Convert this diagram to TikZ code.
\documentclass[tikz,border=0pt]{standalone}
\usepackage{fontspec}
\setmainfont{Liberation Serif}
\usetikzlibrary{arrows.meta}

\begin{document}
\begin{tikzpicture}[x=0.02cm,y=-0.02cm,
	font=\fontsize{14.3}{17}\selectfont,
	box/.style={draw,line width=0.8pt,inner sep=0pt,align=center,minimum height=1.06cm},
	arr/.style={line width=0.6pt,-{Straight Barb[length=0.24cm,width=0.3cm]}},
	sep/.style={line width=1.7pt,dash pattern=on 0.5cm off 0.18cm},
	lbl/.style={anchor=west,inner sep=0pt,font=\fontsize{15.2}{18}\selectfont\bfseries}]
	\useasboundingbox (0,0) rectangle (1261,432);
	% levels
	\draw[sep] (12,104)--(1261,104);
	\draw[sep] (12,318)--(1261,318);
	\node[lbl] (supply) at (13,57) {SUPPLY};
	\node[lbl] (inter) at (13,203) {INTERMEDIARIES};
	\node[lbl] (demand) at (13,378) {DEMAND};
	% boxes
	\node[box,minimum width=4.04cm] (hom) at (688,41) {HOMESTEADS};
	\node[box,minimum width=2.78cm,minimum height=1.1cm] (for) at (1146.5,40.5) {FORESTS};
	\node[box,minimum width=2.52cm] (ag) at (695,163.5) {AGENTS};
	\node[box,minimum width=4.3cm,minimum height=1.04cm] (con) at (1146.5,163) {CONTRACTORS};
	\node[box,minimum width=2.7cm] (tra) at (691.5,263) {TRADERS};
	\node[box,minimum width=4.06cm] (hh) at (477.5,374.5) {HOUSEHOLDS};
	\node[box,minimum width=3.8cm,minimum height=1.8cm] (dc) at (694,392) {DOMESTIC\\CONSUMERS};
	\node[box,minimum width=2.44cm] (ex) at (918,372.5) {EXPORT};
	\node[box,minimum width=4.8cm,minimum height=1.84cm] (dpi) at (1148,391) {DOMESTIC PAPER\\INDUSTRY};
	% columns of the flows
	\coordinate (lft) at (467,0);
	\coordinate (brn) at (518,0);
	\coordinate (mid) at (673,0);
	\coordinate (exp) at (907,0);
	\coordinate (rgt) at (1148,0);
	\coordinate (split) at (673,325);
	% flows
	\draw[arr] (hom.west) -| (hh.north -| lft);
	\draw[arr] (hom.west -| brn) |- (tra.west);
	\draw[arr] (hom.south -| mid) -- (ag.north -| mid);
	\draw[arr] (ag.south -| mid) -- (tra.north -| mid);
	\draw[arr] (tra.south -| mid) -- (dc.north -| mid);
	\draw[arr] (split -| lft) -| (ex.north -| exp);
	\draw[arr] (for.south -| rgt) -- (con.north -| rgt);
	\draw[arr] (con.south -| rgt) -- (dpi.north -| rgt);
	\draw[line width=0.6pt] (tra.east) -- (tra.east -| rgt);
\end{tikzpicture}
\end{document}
===
**The task**
Extract all of the material exactly as it is written.

**Task answer**
Convert this diagram to TikZ code.
\documentclass[tikz,border=0pt]{standalone}
\usepackage{fontspec}
\setmainfont{Liberation Serif}
\usetikzlibrary{arrows.meta}

\begin{document}
\begin{tikzpicture}[x=0.02cm,y=-0.02cm,
	font=\fontsize{14.3}{17}\selectfont,
	box/.style={draw,line width=0.8pt,inner sep=0pt,align=center,minimum height=1.06cm},
	arr/.style={line width=0.6pt,-{Straight Barb[length=0.24cm,width=0.3cm]}},
	sep/.style={line width=1.7pt,dash pattern=on 0.5cm off 0.18cm},
	lbl/.style={anchor=west,inner sep=0pt,font=\fontsize{15.2}{18}\selectfont\bfseries}]
	\useasboundingbox (0,0) rectangle (1261,432);
	% levels
	\draw[sep] (12,104)--(1261,104);
	\draw[sep] (12,318)--(1261,318);
	\node[lbl] (supply) at (13,57) {SUPPLY};
	\node[lbl] (inter) at (13,203) {INTERMEDIARIES};
	\node[lbl] (demand) at (13,378) {DEMAND};
	% boxes
	\node[box,minimum width=4.04cm] (hom) at (688,41) {HOMESTEADS};
	\node[box,minimum width=2.78cm,minimum height=1.1cm] (for) at (1146.5,40.5) {FORESTS};
	\node[box,minimum width=2.52cm] (ag) at (695,163.5) {AGENTS};
	\node[box,minimum width=4.3cm,minimum height=1.04cm] (con) at (1146.5,163) {CONTRACTORS};
	\node[box,minimum width=2.7cm] (tra) at (691.5,263) {TRADERS};
	\node[box,minimum width=4.06cm] (hh) at (477.5,374.5) {HOUSEHOLDS};
	\node[box,minimum width=3.8cm,minimum height=1.8cm] (dc) at (694,392) {DOMESTIC\\CONSUMERS};
	\node[box,minimum width=2.44cm] (ex) at (918,372.5) {EXPORT};
	\node[box,minimum width=4.8cm,minimum height=1.84cm] (dpi) at (1148,391) {DOMESTIC PAPER\\INDUSTRY};
	% columns of the flows
	\coordinate (lft) at (467,0);
	\coordinate (brn) at (518,0);
	\coordinate (mid) at (673,0);
	\coordinate (exp) at (907,0);
	\coordinate (rgt) at (1148,0);
	\coordinate (split) at (673,325);
	% flows
	\draw[arr] (hom.west) -| (hh.north -| lft);
	\draw[arr] (hom.west -| brn) |- (tra.west);
	\draw[arr] (hom.south -| mid) -- (ag.north -| mid);
	\draw[arr] (ag.south -| mid) -- (tra.north -| mid);
	\draw[arr] (tra.south -| mid) -- (dc.north -| mid);
	\draw[arr] (split -| lft) -| (ex.north -| exp);
	\draw[arr] (for.south -| rgt) -- (con.north -| rgt);
	\draw[arr] (con.south -| rgt) -- (dpi.north -| rgt);
	\draw[line width=0.6pt] (tra.east) -- (tra.east -| rgt);
\end{tikzpicture}
\end{document}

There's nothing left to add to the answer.